Experiments by a Skeptic

Two ESP experiments reported in the Journal of Social Psychology by Warner Wilson (1964) were intended to replicate "with modification" previous work by Schmeidler (1952) which found a difference in ESP scores between those who believed in ESP (sheep) and those who were skeptical (goats). Wilson's first experiment tested 621 subjects with each subject making ten calls. Statistical evaluations were done with chi-square tests using the subject as the unit of analysis (skeptics vs. believers by above vs. below chance). The results clearly were in line with the previous work; he sheep scored significantly above chance (p<.005) and significantly better than the goats (p <.005). This situation forced Wilson to comment:

Although the writer made an attempt to be reasonably objective in the introduction, the reader can, no doubt see, that he is skeptical rather than optimistic about the reality of ESP. The reader, therefore, can imagine the writer's consternation when he noted that the data of the first experiment lend considerable comfort to the parapsychological position (p. 382-383).

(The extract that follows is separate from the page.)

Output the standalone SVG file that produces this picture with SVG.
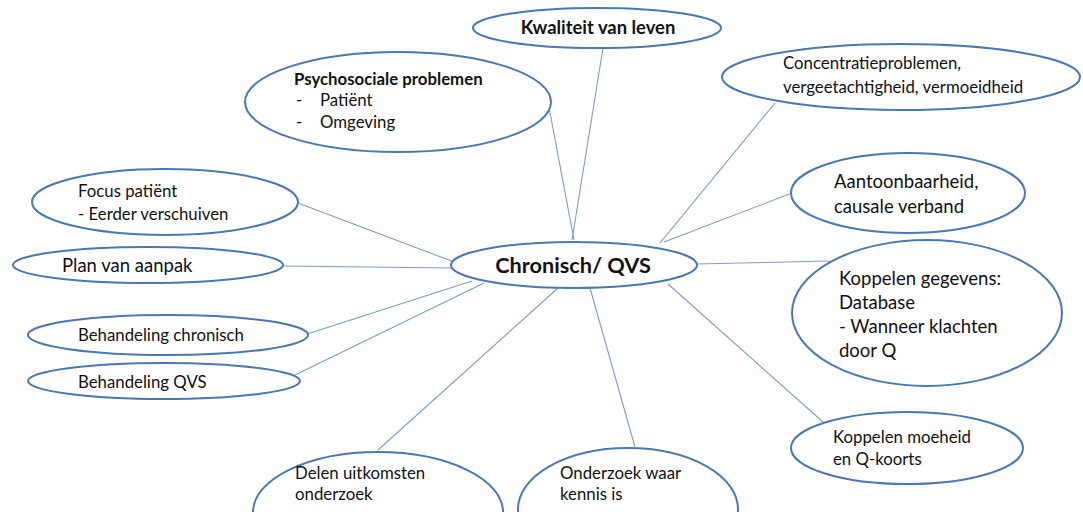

Under the circumstances, one would normally expect the researcher to verify his previous results by carrying out as nearly an exact replication as possible. However, Wilson's second experiment involved fundamental changes in design that obviously biased the experiment against significant results.

The most glaring change was reducing the sample size to 90 subjects with each subject making five calls, for a total of 450 trials (as compared to 6210 in the first study). Given the magnitude of the effect in the first experiment, this decrease in sample size almost guaranteed chance results on the second experiment. As would be expected, the results were at chance which led Wilson to comment:

The results of Experiment two offer more comfort to the skeptic and seem definitely embarrassing to the parapsychologist (p. 384).

After pooling the data for both experiments, Wilson reported that the overall result was not significant and concluded that "the results taken as a whole...offer no support to the parapsychologist" (p. 387).

However, Wilson pooled the results by using the subject as the unit of analysis in the first study and the trial as the unit of analysis in the second, thus weighting the second study over the first by a factor of approximately ten. This method of pooling results is clearly inappropriate and if a uniform analysis had been used on both sets of data, the pooled result would probably have been significant.

While Wilson was quick to condemn incompetence on the part of parapsychologists, the methodology of his own studies was far below the common standards of the time. The details of his experimental procedures were not described so it is not possible to determine whether sensory cues or cheating by the subjects could have entered into the results. (In the first study, the subjects apparently received unsealed envelopes which contained the target sequences. The amount of supervision of the testing sessions was not stated.)

The statistical techniques Wilson employed were dubious because the same target sequences were used by more than one subject, thus leading to a lack of independence between subjects. This problem was more severe in the second study since all of the subjects used the same target sequence while only three or four subjects used the same target sequences in the first experiment. Further, in the second study the trial was used as the unit of analysis; yet, many trials were discarded because the "scores" were at chance rather than above or below—a situation that makes no sense to me since each trial should have been either a hit or a miss. Wilson's paper contains numerous other errors, ambiguities, and misrepresentations, particularly with regard to discussions of previous ESP research, but further documentation here would serve no purpose.